On the 525th anniversary of the European discovery of America, New York’s 90-foot tall monument in Columbus Circle escaped damage — but only because the NYPD maintained a 24-hour honor guard the entire holiday weekend. Police protection was needed because the violent leftwing movement known as “antifa” had announced a nationwide campaign to “deface Columbus Day.”
Statues left unguarded were not so fortunate. Around the nation in recent weeks, statues of Columbus have been toppled, splattered with paint or otherwise vandalized. In Los Angeles, a Columbus statue was shrouded in a white sheet, ostensibly for its own protection, after the L.A. City Council voted to rename the paid holiday as Indigenous Peoples Day.

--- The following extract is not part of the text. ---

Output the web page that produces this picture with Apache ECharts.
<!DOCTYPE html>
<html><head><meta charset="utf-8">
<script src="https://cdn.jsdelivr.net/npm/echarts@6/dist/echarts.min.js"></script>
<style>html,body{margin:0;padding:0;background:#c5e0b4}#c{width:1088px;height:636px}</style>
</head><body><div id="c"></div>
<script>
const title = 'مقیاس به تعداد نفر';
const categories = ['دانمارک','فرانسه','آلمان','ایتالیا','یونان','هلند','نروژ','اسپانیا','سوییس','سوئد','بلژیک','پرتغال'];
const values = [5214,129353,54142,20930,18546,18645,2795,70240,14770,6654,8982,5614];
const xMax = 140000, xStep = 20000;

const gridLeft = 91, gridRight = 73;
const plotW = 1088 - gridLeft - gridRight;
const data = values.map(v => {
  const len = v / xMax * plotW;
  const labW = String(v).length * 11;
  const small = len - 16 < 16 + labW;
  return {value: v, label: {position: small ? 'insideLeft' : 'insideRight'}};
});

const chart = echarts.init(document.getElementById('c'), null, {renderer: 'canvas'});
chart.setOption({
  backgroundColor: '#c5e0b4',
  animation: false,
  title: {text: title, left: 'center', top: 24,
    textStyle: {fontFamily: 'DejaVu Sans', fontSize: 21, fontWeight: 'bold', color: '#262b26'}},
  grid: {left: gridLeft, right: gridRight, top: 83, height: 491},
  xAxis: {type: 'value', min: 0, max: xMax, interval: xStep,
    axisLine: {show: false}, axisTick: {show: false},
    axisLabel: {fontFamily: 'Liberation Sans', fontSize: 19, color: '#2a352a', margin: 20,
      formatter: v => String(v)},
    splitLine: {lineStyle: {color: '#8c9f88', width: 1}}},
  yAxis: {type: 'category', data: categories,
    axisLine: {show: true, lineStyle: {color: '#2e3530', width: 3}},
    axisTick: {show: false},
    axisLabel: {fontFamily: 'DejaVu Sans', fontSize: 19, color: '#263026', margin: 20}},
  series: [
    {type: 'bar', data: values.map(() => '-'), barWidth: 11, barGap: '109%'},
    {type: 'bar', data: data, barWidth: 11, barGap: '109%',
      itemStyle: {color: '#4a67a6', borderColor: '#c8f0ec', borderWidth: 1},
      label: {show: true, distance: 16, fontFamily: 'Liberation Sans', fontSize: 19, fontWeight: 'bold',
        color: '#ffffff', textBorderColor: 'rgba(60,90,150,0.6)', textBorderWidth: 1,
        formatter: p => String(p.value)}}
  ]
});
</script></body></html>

The mayor of New York City had let it be known that the monument in Columbus Circle was at risk. He has appointed a commission to review the political correctness of hundreds of monuments, plaques and statues throughout the city.
Americans were already celebrating Columbus on the 300th anniversary of discovery, in 1792, when a Columbus monument was erected in Baltimore. Despite the lack of Italian or Spanish people in the original 13 colonies, the English settlers recognized that Columbus’ discovery of the New World was the event that made America possible.

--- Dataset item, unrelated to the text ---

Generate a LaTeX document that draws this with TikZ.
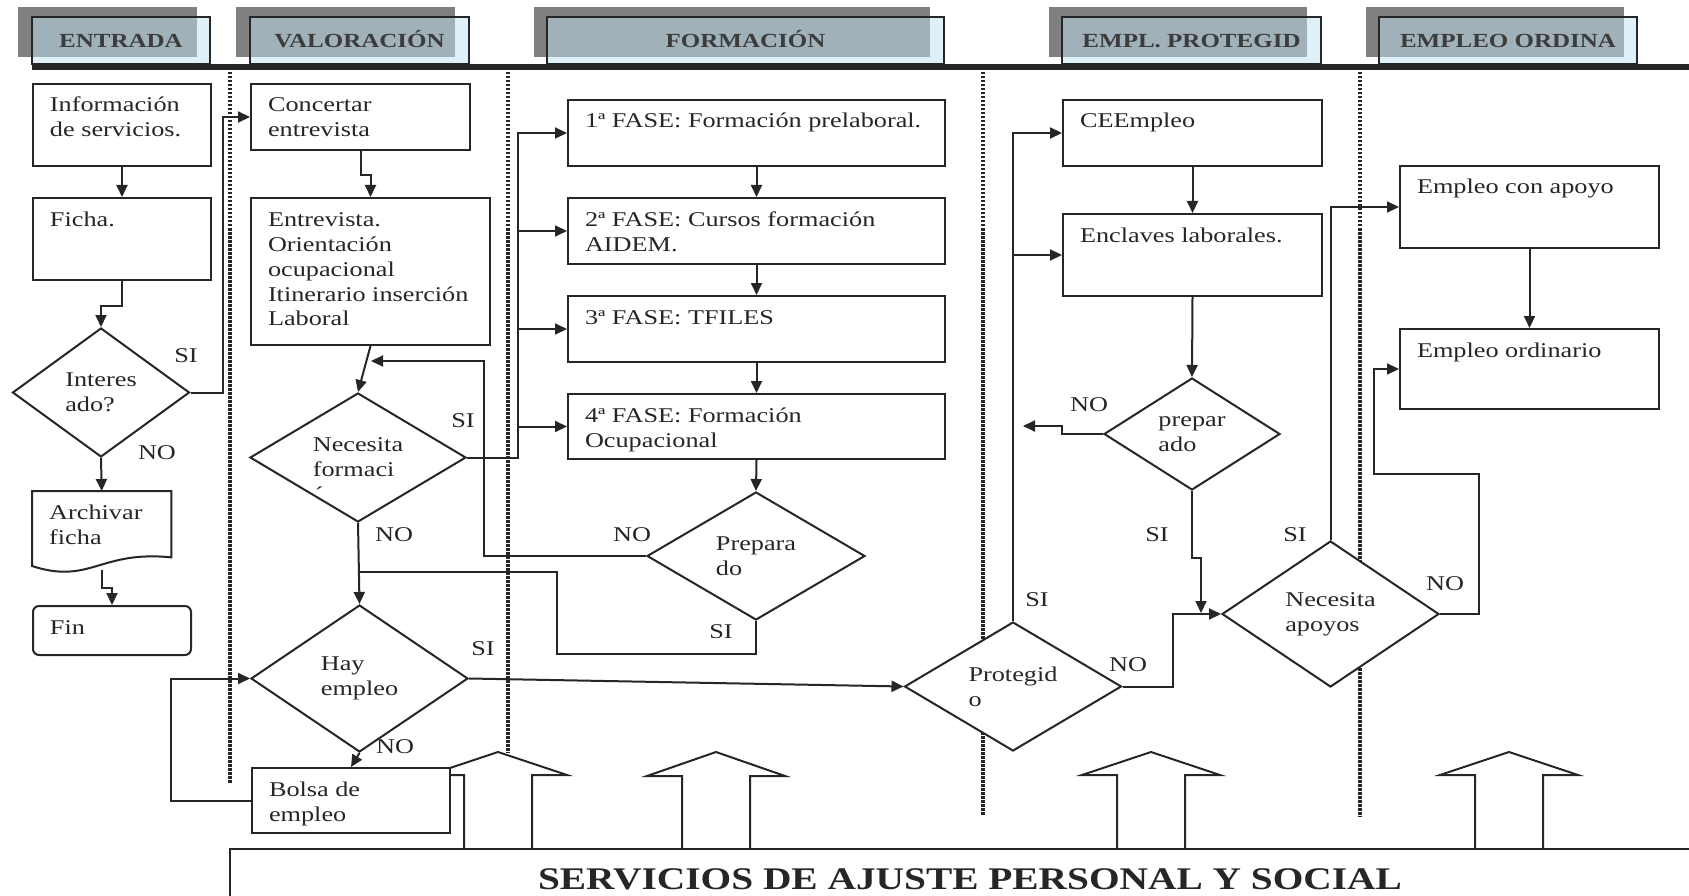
\documentclass[tikz,border=0pt]{standalone}
\usepackage{fontspec}
\setmainfont{Liberation Serif}[FakeStretch=1.25]
\usepackage{tikz}
\usetikzlibrary{shapes.geometric,arrows.meta}
\definecolor{tinta}{HTML}{262626}
\definecolor{sombra}{HTML}{808080}
\definecolor{celeste}{HTML}{C2E2F4}
\definecolor{titulogris}{HTML}{3C3C3C}
\newcommand{\letra}{\fontsize{21pt}{25pt}\selectfont}
\newcommand{\cajatxt}[3]{\parbox[c][#2][t]{#1}{\raggedright\leftskip=17pt\rule{0pt}{28pt}#3}}

\begin{document}
\begin{tikzpicture}[x=1pt,y=-1pt,
  every node/.style={font=\letra, text=tinta},
  caja/.style={draw=tinta, line width=2pt, fill=white, inner sep=0pt, anchor=north west},
  rombo/.style={diamond, draw=tinta, line width=2pt, fill=white, inner sep=0pt, shape aspect=1.6, align=left},
  etiqueta/.style={inner sep=0pt},
  fondo/.style={fill=sombra, minimum height=50pt, inner sep=0pt},
  titulo/.style={draw=tinta, line width=1.5pt, fill=celeste, fill opacity=0.5, text opacity=1, minimum height=47pt,
    inner sep=0pt, text height=14pt, text depth=0pt, font=\bfseries\fontsize{20pt}{24pt}\selectfont, text=titulogris},
  linea/.style={draw=tinta, line width=2pt},
  flecha/.style={draw=tinta, line width=2pt, -{Triangle[length=12pt,width=11pt]}},
  separador/.style={draw=tinta, line width=3.5pt, dash pattern=on 2.5pt off 1.5pt},
  bloque/.style={draw=tinta, line width=2pt}]
\fill[white] (0,0) rectangle (1689,896);
\useasboundingbox (0,0) rectangle (1689,896);

\node[fondo, minimum width=179pt] (fEntrada) at (107.5,32) {};
\node[titulo, minimum width=178pt] (tEntrada) at (121,40.5) {ENTRADA};
\node[fondo, minimum width=219pt] (fValoracion) at (345.5,32) {};
\node[titulo, minimum width=219pt] (tValoracion) at (359.5,40.5) {VALORACIÓN};
\node[fondo, minimum width=396pt] (fFormacion) at (732,32) {};
\node[titulo, minimum width=397pt] (tFormacion) at (745.5,40.5) {FORMACIÓN};
\node[fondo, minimum width=258pt] (fProtegido) at (1178,32) {};
\node[titulo, minimum width=259pt] (tProtegido) at (1191.5,40.5) {EMPL. PROTEGID};
\node[fondo, minimum width=258pt] (fOrdinario) at (1495,32) {};
\node[titulo, minimum width=258pt] (tOrdinario) at (1508,40.5) {EMPLEO ORDINA};
\draw[tinta, line width=6pt] (32,67) -- (1689,67);

\draw[separador] (230,72) -- (230,783);
\draw[separador] (508,72) -- (508,753);
\draw[separador] (983,72) -- (983,815);
\draw[separador] (1360,72) -- (1360,817);

\draw[bloque] (464,849) -- (464,775) -- (429,775) -- (498,752) -- (567,775) -- (532,775) -- (532,849);
\draw[bloque] (682,849) -- (682,776) -- (647,776) -- (716,752) -- (785,776) -- (750,776) -- (750,849);
\draw[bloque] (1117,849) -- (1117,775) -- (1082,775) -- (1151,752) -- (1220,775) -- (1185,775) -- (1185,849);
\draw[bloque] (1475,849) -- (1475,775) -- (1440,775) -- (1509,752) -- (1578,775) -- (1543,775) -- (1543,849);
\draw[bloque] (1689,849) -- (230,849) -- (230,896);
\node[anchor=base, font=\bfseries\fontsize{31.5pt}{36pt}\selectfont, text=black!85] (servicios) at (970,889)
  {SERVICIOS DE AJUSTE PERSONAL Y SOCIAL};

\node[caja] (info) at (32,83) {\cajatxt{178pt}{82pt}{Información\\de servicios.}};
\node[caja] (ficha) at (32,197) {\cajatxt{178pt}{82pt}{Ficha.}};
\node[rombo, minimum width=177pt, minimum height=129pt] (interes) at (101,392.5) {Interes\\ado?};
\node[anchor=north west, inner sep=0pt] (archivar) at (32,491) {\cajatxt{139pt}{66pt}{Archivar\\ficha}};
\draw[linea] (archivar.north west) -- (archivar.north east) -- (archivar.south east)
  .. controls (100,550) and (90,585) .. (32,566) -- cycle;
\node[caja, rounded corners=6pt] (fin) at (32,605) {\cajatxt{158pt}{49pt}{Fin}};

\node[caja] (concertar) at (250,83) {\cajatxt{219pt}{66pt}{Concertar\\entrevista}};
\node[caja] (entrevista) at (250,197) {\cajatxt{239pt}{147pt}{Entrevista.\\Orientación\\ocupacional\\Itinerario inserción\\Laboral}};
\node[rombo, minimum width=216pt, minimum height=129pt] (necesita) at (358,457.5)
  {Necesita\\\rlap{\hspace{2pt}\smash{\raisebox{-25pt}{´}}}formaci};
\node[rombo, minimum width=217pt, minimum height=147pt] (hay) at (359.5,678.5) {Hay\\empleo};
\node[caja] (bolsa) at (251,767) {\cajatxt{198pt}{65pt}{Bolsa de\\empleo}};

\node[caja] (fase1) at (567,99) {\cajatxt{377pt}{66pt}{1ª FASE: Formación prelaboral.}};
\node[caja] (fase2) at (567,197) {\cajatxt{377pt}{66pt}{2ª FASE: Cursos formación\\AIDEM.}};
\node[caja] (fase3) at (567,295) {\cajatxt{377pt}{66pt}{3ª FASE: TFILES}};
\node[caja] (fase4) at (567,393) {\cajatxt{377pt}{65pt}{4ª FASE: Formación\\Ocupacional}};
\node[rombo, minimum width=218pt, minimum height=128pt] (prepara) at (756,556) {Prepara\\do};

\node[caja] (cee) at (1062,99) {\cajatxt{259pt}{66pt}{CEEmpleo}};
\node[caja] (enclaves) at (1062,213) {\cajatxt{259pt}{82pt}{Enclaves laborales.}};
\node[rombo, minimum width=176pt, minimum height=112pt] (prepar) at (1192,434) {prepar\\ado};
\node[rombo, minimum width=217pt, minimum height=129pt] (protegido) at (1013,686.5) {Protegid\\o};
\node[rombo, minimum width=217pt, minimum height=146pt] (apoyos) at (1330.5,614) {Necesita\\apoyos};
\node[caja] (conapoyo) at (1399,165) {\cajatxt{259pt}{82pt}{Empleo con apoyo}};
\node[caja] (ordinario) at (1399,328) {\cajatxt{259pt}{80pt}{Empleo ordinario}};

\coordinate (archivarpie) at (102,570);
\coordinate (busF) at (518,457.5);
\coordinate (retorno) at (371,361);
\coordinate (union) at (359.5,572);
\coordinate (salidaNo) at (1023,426);
\coordinate (llegada) at (1201,613);

\draw[flecha] (info.south) -- (ficha.north);
\draw[flecha] (ficha.south) -- ++(0,25) -| (interes.north);
\draw[flecha] (interes.east) -- ++(32,0) |- (concertar.west);
\draw[flecha] (interes.south) -- (archivar.north);
\draw[flecha] (archivarpie) -- ++(0,18) -| (fin.north);
\draw[flecha] (concertar.south) -- ++(0,24) -| (entrevista.north);
\draw[flecha] (entrevista.south) -- (necesita.north);
\draw[flecha] (necesita.east) -- (busF) |- (fase1.west);
\draw[flecha] (busF |- fase2.west) -- (fase2.west);
\draw[flecha] (busF |- fase3.west) -- (fase3.west);
\draw[flecha] (busF |- fase4.west) -- (fase4.west);
\draw[flecha] (fase1.south) -- (fase2.north);
\draw[flecha] (fase2.south) -- (fase3.north);
\draw[flecha] (fase3.south) -- (fase4.north);
\draw[flecha] (fase4.south) -- (prepara.north);
\draw[flecha] (prepara.west) -- ++(-162,0) |- (retorno);
\draw[linea] (prepara.south) -- ++(0,33) -- ++(-199,0) |- (union);
\draw[flecha] (necesita.south) -- (hay.north);
\draw[flecha] (hay.east) -- (protegido.west);
\draw[flecha] (hay.south) -- (bolsa.north);
\draw[flecha] (bolsa.west) -- ++(-80,0) |- (hay.west);
\draw[flecha] (protegido.north) |- (cee.west);
\draw[flecha] (protegido.north |- enclaves.west) -- (enclaves.west);
\draw[flecha] (cee.south) -- (enclaves.north);
\draw[flecha] (enclaves.south) -- (prepar.north);
\draw[flecha] (prepar.west) -- ++(-41,0) |- (salidaNo);
\draw[flecha] (prepar.south) -- ++(0,67) -| (llegada);
\draw[flecha] (protegido.east) -- ++(50,0) |- (apoyos.west);
\draw[flecha] (apoyos.north) |- (conapoyo.west);
\draw[flecha] (apoyos.east) -- ++(39,0) -- ++(0,-140) -- ++(-105,0) |- (ordinario.west);
\draw[flecha] (conapoyo.south) -- (ordinario.north);

\node[etiqueta] (siInteres) at (186,356) {SI};
\node[etiqueta] (noInteres) at (157,453) {NO};
\node[etiqueta] (siNecesita) at (463,421) {SI};
\node[etiqueta] (noNecesita) at (394,535) {NO};
\node[etiqueta] (siHay) at (483,649) {SI};
\node[etiqueta] (noHay) at (395,747) {NO};
\node[etiqueta] (noPrepara) at (632,535) {NO};
\node[etiqueta] (siPrepara) at (721,632) {SI};
\node[etiqueta] (noPrepar) at (1089,405) {NO};
\node[etiqueta] (siPrepar) at (1157,535) {SI};
\node[etiqueta] (siProtegido) at (1037,600) {SI};
\node[etiqueta] (noProtegido) at (1128,665) {NO};
\node[etiqueta] (siApoyos) at (1295,535) {SI};
\node[etiqueta] (noApoyos) at (1445,584) {NO};
\end{tikzpicture}
\end{document}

Our nation’s capital is the City of Washington in the District of Columbia, honoring the two men who made our country, and Columbus’s name is reflected in many other places. For much of the 19th century, the word Columbia was often used as an alternative to America.
As President Trump said in proclaiming the federal holiday, Columbus’s voyages “undeniably and fundamentally changed the course of human history and set the stage for the development of our great Nation.” On Columbus Day, Trump declared, “we honor the skilled navigator and man of faith” for his “courageous feat — even in the face of extreme doubt and tremendous adversity.”
What a welcome difference from the apologetic tone of Obama’s proclamation one year earlier, which omitted any praise of Columbus or recognition of his greatness.